The Greek root of the word deacon is a way into what a deacon is. Διάκονος means servant, waiter, minister or messenger. Again, you might say, these are jobs, but the core concept is service and as every newbie employee at McDonalds can tell you, this is an attitude, a commitment, not just a task.

In tonight’s Gospel Jesus says we must avoid any kind of clericalism or misuse of sacred power by lording it over others; greatness comes through service, through self-giving, just as He came not to be served but to serve and to give up His very life for others (Mt 20:25-28).

So whatever it is that a deacon is called to do – to preach at Mass, take Viaticum to the dying in a hospital, assist the bishop in the chancery, organise charitable works, or even hatch, match and dispatch sacramentally – whatever he is doing, he is first and foremost about service.

Recent popes have called deacons “the Church’s service sacramentalised”, “a driving force for the Church’s diakonia” and “living signs of the servanthood of Christ’s Church”. The gift and calling of the deacon, then, is not for his own sake but for building up the Church in particular ways.

Even more clearly than other Christian ministers, deacons must demonstrate Christ’s exitus and reditus, His descent from heaven to become the servant of all, especially of sick and suffering humanity, before His return to the Father in glory.

In their active involvement in the community, their outreach to the poor and marginalised, and their fostering of Eucharistic communion, deacons sacramentalise the Church’s service. By calling and ordaining deacons the Church is saying something fundamental: that service is at the heart of the human and divine mystery. And that is the spiritual gift to which Paul refers when he exhorts Timothy not to waste what he received when the bishop laid hands on him (I Tim 4:12-16).

Despite all the talk of customer service today, the fact is that putting yourself at the disposal of others is rather counter-cultural. But perhaps because they are so Catholic, Filipinos seem quite comfortable with the idea and we see Filipinos all around the world engaged in service of various kinds. Their culture understands that autonomy is not the highest value, that getting your own way is not happiness, that there are things that matter more than being big in this world’s estimation. John Paul tells me his family is devoted to public service, so he has had that example from childhood.

Again, when St Paul tells us today that young Christian ministers must be examples of Christlike love, faith and purity, it might elicit a snigger in our cynical Western culture. But Filipinos know exactly what this means. So I am pleased today to introduce another Filipino-Australian to the Order of Deacons in this Catholic Diocese of Parramatta.

My son, these are hard times to start down the path of ordained ministry in Australia. Some shepherds have let down their flocks, especially the lambs, abandoning them in their need or even preying upon them.
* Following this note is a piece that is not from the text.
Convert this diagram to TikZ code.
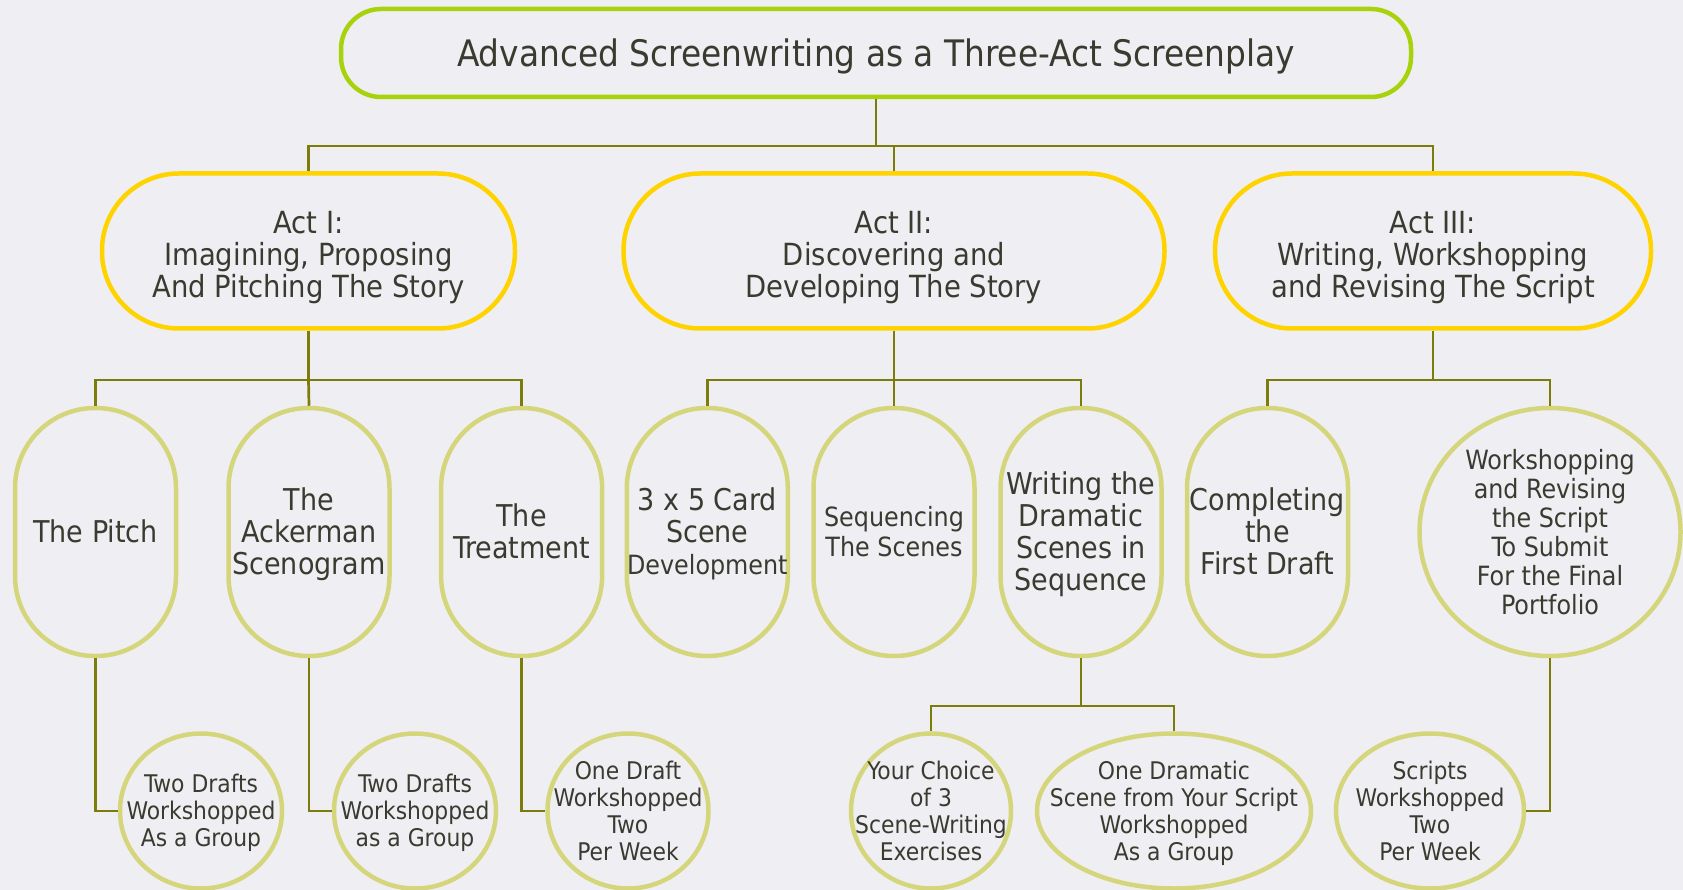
\documentclass[tikz,border=0pt]{standalone}
\usepackage{fontspec}
\setmainfont{DejaVu Sans Condensed}
\usetikzlibrary{shapes.geometric}
\definecolor{bgc}{HTML}{EFEFF3}
\definecolor{limeb}{HTML}{A8D30C}
\definecolor{goldb}{HTML}{FFD300}
\definecolor{khakib}{HTML}{D5D57C}
\definecolor{olivec}{HTML}{7C7C0A}
\definecolor{txtc}{HTML}{3A3A30}
\newcommand\Lt{\rule{0pt}{0.95em}}
\newcommand\Lta{\rule{0pt}{1.15em}}
\newcommand\Lb{\rule[-0.23em]{0pt}{0.23em}}
\tikzset{
  base/.style={align=center, text=txtc, inner sep=0pt},
  titlebox/.style={base, draw=limeb, line width=4.5pt, rounded corners=40pt,
    minimum width=1070pt, minimum height=88pt, font=\fontsize{36.5}{40}\selectfont},
  actbox/.style={base, draw=goldb, line width=4.5pt, rounded corners=77pt,
    minimum width=#1, minimum height=155pt, font=\fontsize{30.5}{32}\selectfont},
  pillbox/.style={base, draw=khakib, line width=4.5pt, rounded corners=80pt,
    minimum width=161pt, minimum height=248pt, font=\fontsize{30}{32}\selectfont},
  ovalbox/.style={base, ellipse, inner sep=-50pt, draw=khakib, line width=4.5pt,
    minimum width=#1, minimum height=155pt, font=\fontsize{24.3}{27}\selectfont},
  conn/.style={draw=olivec, line width=2.7pt},
}
\begin{document}
\begin{tikzpicture}[x=1pt,y=-1pt]
\fill[bgc] (0,0) rectangle (1683,890);
\useasboundingbox (0,0) rectangle (1683,890);

% title and acts
\node[titlebox] (title) at (876,53) {\Lt Advanced Screenwriting as a Three-Act Screenplay\Lb};
\node[actbox=413pt] (act1) at (308.5,251) {\Lta Act I:\\Imagining, Proposing\\And Pitching The Story\Lb};
\node[actbox=541pt] (act2) at (894,251) {\Lta Act II:\\Discovering and\\Developing The Story\Lb};
\node[actbox=436pt] (act3) at (1433,251) {\Lta Act III:\\Writing, Workshopping\\and Revising The Script\Lb};

% level 2
\node[pillbox] (pitch) at (95.5,532) {\Lt The Pitch\Lb};
\node[pillbox] (acker) at (309,532) {\Lt The\\Ackerman\\Scenogram\Lb};
\node[pillbox] (treat) at (521.6,532) {\Lt The\\Treatment\Lb};
\node[pillbox] (card) at (707.3,532) {\Lt 3 x 5 Card\\Scene\\{\fontsize{26.5}{28}\selectfont Development}\Lb};
\node[pillbox, font=\fontsize{26.5}{30}\selectfont] (seq) at (894,532) {\Lt Sequencing\\The Scenes\Lb};
\node[pillbox] (writ) at (1081,532) {\Lt Writing the\\Dramatic\\Scenes in\\Sequence\Lb};
\node[pillbox] (compl) at (1267.5,532) {\Lt Completing\\the\\First Draft\Lb};
\node[ovalbox=261pt, minimum height=248pt, font=\fontsize{26.5}{29}\selectfont] (wsr) at (1550,532)
  {\Lt Workshopping\\and Revising\\the Script\\To Submit\\For the Final\\Portfolio\Lb};

% level 3
\node[ovalbox=162pt] (td1) at (201,811) {\Lt Two Drafts\\Workshopped\\As a Group\Lb};
\node[ovalbox=162pt] (td2) at (415,811) {\Lt Two Drafts\\Workshopped\\as a Group\Lb};
\node[ovalbox=161pt] (od) at (628,811) {\Lt One Draft\\Workshopped\\Two\\Per Week\Lb};
\node[ovalbox=160pt] (yc) at (931,811) {\Lt Your Choice\\of 3\\Scene-Writing\\Exercises\Lb};
\node[ovalbox=274pt] (odr) at (1174,811) {\Lt One Dramatic\\Scene from Your Script\\Workshopped\\As a Group\Lb};
\node[ovalbox=188pt] (scr) at (1430,811) {\Lt Scripts\\Workshopped\\Two\\Per Week\Lb};

% junctions
\coordinate (j0) at (876,146);
\coordinate (j1) at (308.5,380);
\coordinate (j2) at (894,380);
\coordinate (j3) at (1433,380);
\coordinate (j4) at (1081,706);

% connectors
\draw[conn] (title.south) -- (j0);
\draw[conn] (act1.north) |- (j0);
\draw[conn] (act3.north) |- (j0);
\draw[conn] (act2.north) -- (act2.north |- j0);

\draw[conn] (act1.south) -- (j1);
\draw[conn] (pitch.north) |- (j1);
\draw[conn] (treat.north) |- (j1);
\draw[conn] (acker.north) -- (j1);

\draw[conn] (act2.south) -- (j2);
\draw[conn] (card.north) |- (j2);
\draw[conn] (writ.north) |- (j2);
\draw[conn] (seq.north) -- (j2);

\draw[conn] (act3.south) -- (j3);
\draw[conn] (compl.north) |- (j3);
\draw[conn] (wsr.north) |- (j3);

\draw[conn] (pitch.south) |- (td1.west);
\draw[conn] (acker.south) |- (td2.west);
\draw[conn] (treat.south) |- (od.west);
\draw[conn] (wsr.south) |- (scr.east);

\draw[conn] (writ.south) -- (j4);
\draw[conn] (yc.north) |- (j4);
\draw[conn] (odr.north) |- (j4);
\end{tikzpicture}
\end{document}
We are ashamed, we are chastened, we are determined to do better in future. What we need right now are new examples of Christlike diakonia, of active faith, love and purity, of pouring out self in service of God and His people. We need you to identify yourself completely with Christ, the greatest servant of humanity, and to imitate the best in the clergy who have gone before you, whether in the Philippines or Australia, whether in your childhood or your formation years in our seminary and diocese, and in turn give the rest of us the example of your youthful idealism. Now, more than ever, the People of God need to be reassured that their clergy are totally devoted to the service of God and His people.

You are about to be ordained deacon. From tonight you will be a servant of the altar, assisting at Mass, distributing the Blessed Sacrament, and presiding at various Sacred Liturgies. You will be a servant of the Word, proclaiming the Gospel of Jesus Christ, preaching, instructing and forming His people. And you will be a minister of charity, facilitating and being involved in outreach to the most needy. Be those things for us now, when the Church in Australia is on her knees and needs new inspiration, new example. Be a ‘sign of contradiction’ that tells our age of Christlike purity, fidelity and love.